**Task requirements**: Where the data below has the string "Recreate", return the whole line.

>> start

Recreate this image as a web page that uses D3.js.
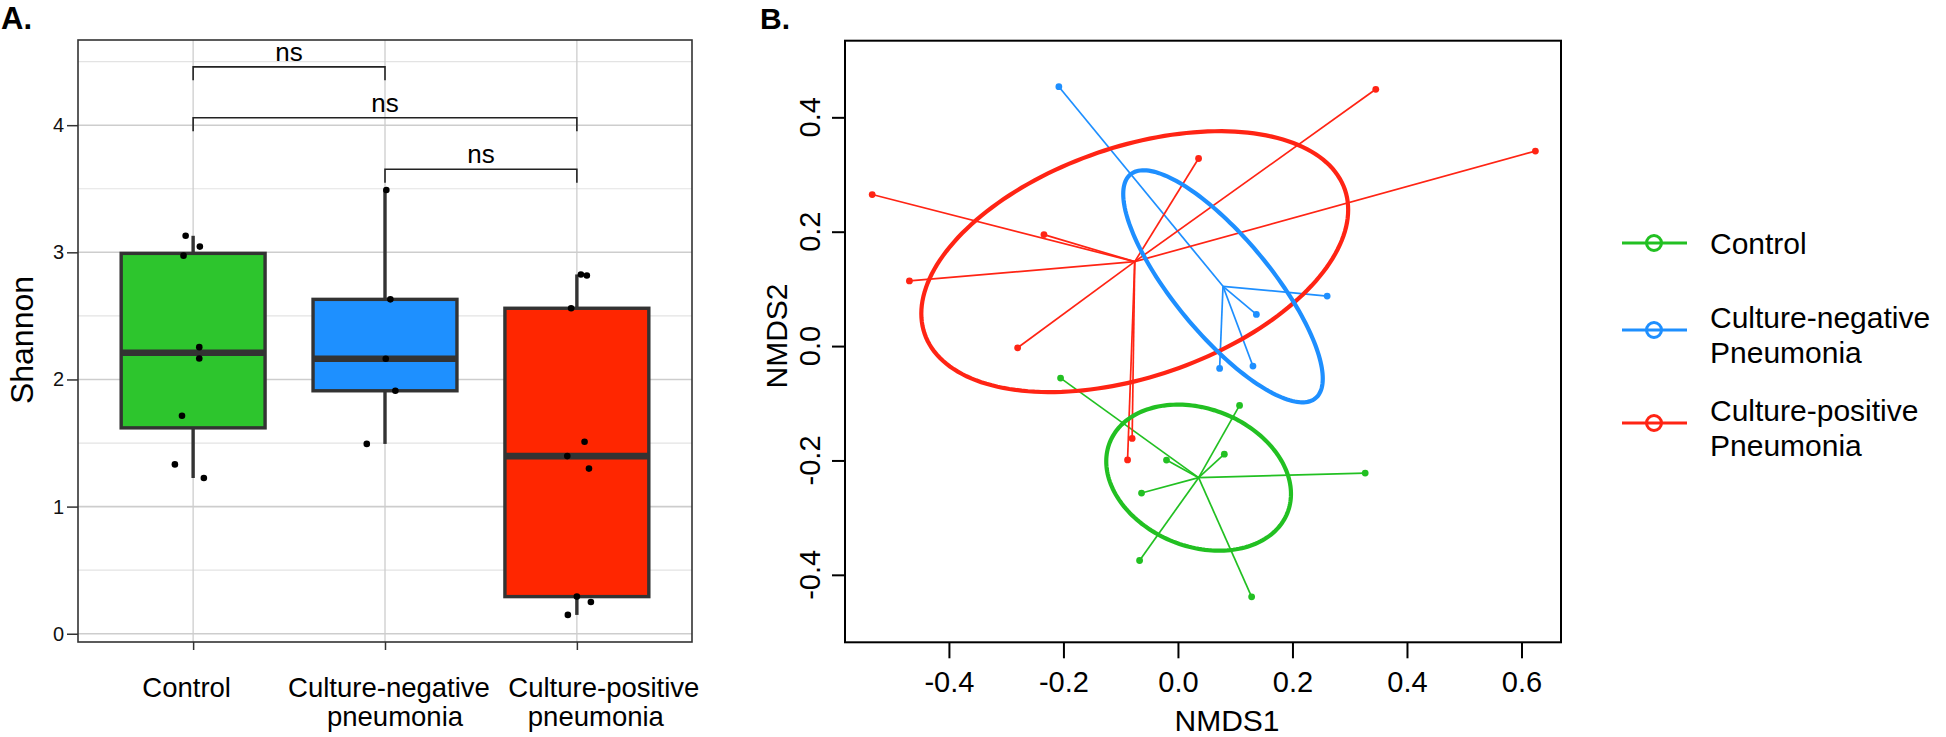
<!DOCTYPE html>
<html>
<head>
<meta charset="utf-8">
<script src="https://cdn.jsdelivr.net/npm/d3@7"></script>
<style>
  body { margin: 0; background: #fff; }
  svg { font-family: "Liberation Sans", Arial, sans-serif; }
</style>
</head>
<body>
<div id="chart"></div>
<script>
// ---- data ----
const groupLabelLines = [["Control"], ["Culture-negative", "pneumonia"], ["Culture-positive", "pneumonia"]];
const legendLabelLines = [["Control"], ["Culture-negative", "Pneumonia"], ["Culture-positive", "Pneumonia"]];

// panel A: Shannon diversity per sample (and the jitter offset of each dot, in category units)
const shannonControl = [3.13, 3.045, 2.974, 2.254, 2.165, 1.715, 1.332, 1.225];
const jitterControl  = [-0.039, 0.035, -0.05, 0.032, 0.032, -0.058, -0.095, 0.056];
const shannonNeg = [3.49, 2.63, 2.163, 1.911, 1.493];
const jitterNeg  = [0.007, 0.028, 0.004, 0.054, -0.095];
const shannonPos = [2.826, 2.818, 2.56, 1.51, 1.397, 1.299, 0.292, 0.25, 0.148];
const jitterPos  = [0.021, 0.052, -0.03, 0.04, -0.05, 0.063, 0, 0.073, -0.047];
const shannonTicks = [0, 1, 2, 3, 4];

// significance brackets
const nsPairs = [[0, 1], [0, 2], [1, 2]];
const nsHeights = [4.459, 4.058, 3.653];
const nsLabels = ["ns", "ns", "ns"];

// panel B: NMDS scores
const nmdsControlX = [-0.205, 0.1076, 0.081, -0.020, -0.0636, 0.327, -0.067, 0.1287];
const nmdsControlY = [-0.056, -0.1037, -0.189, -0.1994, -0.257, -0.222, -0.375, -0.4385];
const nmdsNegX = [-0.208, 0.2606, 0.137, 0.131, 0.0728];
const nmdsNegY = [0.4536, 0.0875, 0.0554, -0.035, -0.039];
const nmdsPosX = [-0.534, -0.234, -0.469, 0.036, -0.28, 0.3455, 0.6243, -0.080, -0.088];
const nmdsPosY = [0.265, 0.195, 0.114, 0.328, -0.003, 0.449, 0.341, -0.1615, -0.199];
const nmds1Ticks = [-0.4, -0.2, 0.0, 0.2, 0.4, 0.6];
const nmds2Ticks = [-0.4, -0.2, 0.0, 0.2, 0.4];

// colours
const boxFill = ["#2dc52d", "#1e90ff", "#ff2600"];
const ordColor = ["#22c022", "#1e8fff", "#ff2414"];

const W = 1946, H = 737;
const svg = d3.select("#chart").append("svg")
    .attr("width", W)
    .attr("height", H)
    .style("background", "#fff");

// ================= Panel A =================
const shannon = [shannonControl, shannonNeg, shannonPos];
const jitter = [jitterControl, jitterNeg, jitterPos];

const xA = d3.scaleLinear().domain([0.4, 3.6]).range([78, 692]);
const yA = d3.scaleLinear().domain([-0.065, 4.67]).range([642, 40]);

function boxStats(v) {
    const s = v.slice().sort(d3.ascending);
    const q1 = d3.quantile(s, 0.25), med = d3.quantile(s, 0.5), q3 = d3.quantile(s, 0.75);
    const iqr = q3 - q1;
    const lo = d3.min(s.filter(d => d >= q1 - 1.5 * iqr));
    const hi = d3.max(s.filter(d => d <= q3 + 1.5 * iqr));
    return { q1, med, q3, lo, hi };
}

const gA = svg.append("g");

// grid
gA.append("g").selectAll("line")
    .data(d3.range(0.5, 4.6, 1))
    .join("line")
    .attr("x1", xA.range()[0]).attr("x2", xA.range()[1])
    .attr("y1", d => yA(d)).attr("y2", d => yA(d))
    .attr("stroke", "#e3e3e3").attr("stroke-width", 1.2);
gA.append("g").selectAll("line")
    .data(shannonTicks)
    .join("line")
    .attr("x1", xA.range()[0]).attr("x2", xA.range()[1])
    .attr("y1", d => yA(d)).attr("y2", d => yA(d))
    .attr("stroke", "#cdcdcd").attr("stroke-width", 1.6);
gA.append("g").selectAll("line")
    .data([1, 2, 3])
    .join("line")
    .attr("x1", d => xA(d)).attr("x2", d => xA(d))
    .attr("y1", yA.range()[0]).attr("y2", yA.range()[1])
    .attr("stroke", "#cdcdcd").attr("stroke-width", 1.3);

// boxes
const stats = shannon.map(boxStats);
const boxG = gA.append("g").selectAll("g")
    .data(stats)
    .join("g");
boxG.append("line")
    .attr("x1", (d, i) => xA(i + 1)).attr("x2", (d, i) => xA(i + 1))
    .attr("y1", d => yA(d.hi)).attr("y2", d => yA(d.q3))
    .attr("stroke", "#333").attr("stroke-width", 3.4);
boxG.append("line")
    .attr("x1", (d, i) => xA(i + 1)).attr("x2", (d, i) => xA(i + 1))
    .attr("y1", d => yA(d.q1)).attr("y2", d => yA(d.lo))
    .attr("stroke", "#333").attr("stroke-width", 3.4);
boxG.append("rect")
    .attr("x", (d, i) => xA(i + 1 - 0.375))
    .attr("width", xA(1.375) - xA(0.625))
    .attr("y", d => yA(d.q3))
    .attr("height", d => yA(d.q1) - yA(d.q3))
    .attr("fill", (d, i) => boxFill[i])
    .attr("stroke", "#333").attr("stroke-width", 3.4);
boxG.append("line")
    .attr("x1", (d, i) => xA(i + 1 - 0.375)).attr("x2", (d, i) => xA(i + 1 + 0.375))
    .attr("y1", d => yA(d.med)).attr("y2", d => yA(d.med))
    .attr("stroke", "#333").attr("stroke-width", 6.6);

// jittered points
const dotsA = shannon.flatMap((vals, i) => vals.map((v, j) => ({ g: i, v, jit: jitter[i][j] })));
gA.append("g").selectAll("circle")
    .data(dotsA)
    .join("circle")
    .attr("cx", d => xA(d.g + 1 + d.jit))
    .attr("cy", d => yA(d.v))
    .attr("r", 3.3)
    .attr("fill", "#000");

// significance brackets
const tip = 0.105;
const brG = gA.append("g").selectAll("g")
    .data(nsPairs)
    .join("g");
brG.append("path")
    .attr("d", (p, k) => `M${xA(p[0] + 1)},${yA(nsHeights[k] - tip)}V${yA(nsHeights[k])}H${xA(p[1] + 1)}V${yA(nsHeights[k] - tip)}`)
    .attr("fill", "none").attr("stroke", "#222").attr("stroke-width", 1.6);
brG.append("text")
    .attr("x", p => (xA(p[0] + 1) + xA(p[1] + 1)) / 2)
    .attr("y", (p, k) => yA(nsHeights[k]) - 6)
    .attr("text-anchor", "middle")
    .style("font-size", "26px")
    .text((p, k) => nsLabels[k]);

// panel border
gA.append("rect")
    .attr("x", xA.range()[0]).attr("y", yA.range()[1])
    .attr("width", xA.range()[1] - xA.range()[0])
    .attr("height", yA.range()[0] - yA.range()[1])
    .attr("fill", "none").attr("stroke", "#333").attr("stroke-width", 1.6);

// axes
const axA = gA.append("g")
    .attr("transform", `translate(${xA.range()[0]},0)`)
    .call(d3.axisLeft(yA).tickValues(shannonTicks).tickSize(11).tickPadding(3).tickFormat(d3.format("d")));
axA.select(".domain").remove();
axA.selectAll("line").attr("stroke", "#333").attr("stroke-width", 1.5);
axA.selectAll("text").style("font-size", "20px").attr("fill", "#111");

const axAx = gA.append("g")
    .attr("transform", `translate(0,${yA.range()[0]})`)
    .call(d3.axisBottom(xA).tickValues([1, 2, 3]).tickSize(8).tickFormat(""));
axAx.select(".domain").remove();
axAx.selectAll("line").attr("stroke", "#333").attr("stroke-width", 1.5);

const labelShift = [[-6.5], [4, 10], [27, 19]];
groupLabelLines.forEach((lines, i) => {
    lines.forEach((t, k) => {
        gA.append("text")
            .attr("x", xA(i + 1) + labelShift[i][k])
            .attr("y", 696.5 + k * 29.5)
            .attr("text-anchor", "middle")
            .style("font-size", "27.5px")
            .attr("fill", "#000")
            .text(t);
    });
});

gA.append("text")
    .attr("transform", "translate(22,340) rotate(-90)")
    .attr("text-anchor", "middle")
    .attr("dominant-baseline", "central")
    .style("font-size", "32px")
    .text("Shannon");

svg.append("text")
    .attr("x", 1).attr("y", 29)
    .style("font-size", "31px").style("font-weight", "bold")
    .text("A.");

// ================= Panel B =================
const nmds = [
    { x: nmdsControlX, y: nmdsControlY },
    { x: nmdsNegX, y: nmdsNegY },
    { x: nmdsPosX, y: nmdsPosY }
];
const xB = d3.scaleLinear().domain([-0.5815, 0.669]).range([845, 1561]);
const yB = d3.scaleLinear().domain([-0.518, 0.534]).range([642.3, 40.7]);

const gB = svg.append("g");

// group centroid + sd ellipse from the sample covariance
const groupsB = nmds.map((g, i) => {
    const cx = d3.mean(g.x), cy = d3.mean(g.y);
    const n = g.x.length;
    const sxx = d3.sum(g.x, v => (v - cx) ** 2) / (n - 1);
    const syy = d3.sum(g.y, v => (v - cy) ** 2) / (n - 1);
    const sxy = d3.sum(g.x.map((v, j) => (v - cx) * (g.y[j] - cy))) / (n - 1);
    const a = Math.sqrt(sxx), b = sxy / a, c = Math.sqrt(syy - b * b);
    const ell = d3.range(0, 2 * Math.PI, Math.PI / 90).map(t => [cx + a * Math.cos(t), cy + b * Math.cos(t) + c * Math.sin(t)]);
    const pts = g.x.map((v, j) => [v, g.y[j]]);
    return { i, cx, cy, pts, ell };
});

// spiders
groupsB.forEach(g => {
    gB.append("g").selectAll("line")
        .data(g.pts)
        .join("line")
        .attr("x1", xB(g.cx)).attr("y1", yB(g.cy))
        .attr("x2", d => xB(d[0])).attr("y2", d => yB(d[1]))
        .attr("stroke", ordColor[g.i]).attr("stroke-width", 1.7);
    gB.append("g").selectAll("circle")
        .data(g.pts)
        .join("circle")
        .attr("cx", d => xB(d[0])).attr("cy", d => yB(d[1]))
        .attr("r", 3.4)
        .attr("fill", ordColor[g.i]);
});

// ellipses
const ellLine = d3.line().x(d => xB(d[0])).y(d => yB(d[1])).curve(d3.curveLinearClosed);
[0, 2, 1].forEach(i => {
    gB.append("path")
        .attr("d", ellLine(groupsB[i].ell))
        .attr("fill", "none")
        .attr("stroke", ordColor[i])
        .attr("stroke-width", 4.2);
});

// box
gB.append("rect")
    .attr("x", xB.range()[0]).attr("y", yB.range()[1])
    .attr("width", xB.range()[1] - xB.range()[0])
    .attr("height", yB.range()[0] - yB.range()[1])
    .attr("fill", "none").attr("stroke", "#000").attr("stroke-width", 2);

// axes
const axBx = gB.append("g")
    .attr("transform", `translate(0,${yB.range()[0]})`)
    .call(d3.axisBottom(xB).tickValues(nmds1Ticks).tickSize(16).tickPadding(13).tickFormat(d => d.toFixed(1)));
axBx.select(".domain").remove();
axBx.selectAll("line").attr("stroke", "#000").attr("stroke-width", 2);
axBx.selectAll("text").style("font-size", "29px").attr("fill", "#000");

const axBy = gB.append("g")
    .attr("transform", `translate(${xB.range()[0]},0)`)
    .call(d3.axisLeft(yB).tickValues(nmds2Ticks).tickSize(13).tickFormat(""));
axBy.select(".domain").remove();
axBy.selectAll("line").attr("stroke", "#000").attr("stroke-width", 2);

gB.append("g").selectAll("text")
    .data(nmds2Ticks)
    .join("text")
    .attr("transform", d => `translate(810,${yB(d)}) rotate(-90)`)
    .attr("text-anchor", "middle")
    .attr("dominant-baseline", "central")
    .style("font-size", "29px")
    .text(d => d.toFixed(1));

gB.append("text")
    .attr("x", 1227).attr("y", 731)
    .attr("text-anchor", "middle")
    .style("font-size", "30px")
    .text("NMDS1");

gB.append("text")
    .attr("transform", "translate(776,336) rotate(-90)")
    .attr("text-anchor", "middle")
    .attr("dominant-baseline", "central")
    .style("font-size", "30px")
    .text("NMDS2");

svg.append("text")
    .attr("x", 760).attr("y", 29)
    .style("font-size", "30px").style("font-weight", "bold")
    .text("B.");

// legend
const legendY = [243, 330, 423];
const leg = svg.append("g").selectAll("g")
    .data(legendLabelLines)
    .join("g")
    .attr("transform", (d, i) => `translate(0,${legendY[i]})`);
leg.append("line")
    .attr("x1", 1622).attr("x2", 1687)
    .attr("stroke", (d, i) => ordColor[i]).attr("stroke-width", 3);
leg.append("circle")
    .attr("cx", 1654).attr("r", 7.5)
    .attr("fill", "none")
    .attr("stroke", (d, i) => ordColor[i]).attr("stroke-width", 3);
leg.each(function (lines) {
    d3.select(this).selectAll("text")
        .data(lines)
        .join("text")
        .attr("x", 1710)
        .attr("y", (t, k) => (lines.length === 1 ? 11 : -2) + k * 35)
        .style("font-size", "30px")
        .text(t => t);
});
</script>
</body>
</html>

>> end
>> start

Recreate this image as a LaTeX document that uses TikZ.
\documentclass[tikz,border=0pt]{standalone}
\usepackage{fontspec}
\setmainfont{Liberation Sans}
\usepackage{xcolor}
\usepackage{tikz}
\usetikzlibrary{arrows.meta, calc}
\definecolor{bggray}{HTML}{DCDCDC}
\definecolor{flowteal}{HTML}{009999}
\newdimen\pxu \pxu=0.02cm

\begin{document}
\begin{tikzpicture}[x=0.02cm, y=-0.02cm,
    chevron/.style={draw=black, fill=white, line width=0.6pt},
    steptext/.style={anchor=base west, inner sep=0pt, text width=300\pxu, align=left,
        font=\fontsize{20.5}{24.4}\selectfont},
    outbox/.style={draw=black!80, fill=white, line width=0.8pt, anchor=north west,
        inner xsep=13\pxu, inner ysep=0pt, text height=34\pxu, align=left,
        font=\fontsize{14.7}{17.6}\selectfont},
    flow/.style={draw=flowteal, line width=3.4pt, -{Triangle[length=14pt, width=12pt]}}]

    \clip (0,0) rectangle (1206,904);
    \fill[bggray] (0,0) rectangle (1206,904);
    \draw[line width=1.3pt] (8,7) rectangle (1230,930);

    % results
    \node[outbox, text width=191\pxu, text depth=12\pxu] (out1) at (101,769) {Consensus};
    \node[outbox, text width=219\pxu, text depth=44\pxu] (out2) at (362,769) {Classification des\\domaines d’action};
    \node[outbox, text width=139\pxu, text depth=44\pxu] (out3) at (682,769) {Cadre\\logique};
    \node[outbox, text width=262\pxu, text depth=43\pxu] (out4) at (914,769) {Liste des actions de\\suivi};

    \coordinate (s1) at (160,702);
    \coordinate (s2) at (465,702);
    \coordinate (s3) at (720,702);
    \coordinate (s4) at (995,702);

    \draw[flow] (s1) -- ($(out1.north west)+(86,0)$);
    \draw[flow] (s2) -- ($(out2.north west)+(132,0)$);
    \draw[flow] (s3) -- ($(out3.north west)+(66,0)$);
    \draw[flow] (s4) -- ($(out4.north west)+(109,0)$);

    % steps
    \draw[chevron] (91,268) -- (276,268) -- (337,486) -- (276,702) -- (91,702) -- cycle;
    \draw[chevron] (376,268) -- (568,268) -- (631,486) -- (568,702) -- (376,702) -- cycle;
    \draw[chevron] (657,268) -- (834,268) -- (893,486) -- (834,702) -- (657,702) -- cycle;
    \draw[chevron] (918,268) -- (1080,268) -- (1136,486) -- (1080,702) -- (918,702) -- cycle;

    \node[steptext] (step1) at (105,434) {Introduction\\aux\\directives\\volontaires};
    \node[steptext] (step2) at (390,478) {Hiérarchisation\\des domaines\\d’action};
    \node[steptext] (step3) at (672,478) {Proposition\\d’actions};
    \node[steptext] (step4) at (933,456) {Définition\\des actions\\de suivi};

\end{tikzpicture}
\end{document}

>> end

**Written reply**:
Recreate this image as a web page that uses D3.js.
Recreate this image as a LaTeX document that uses TikZ.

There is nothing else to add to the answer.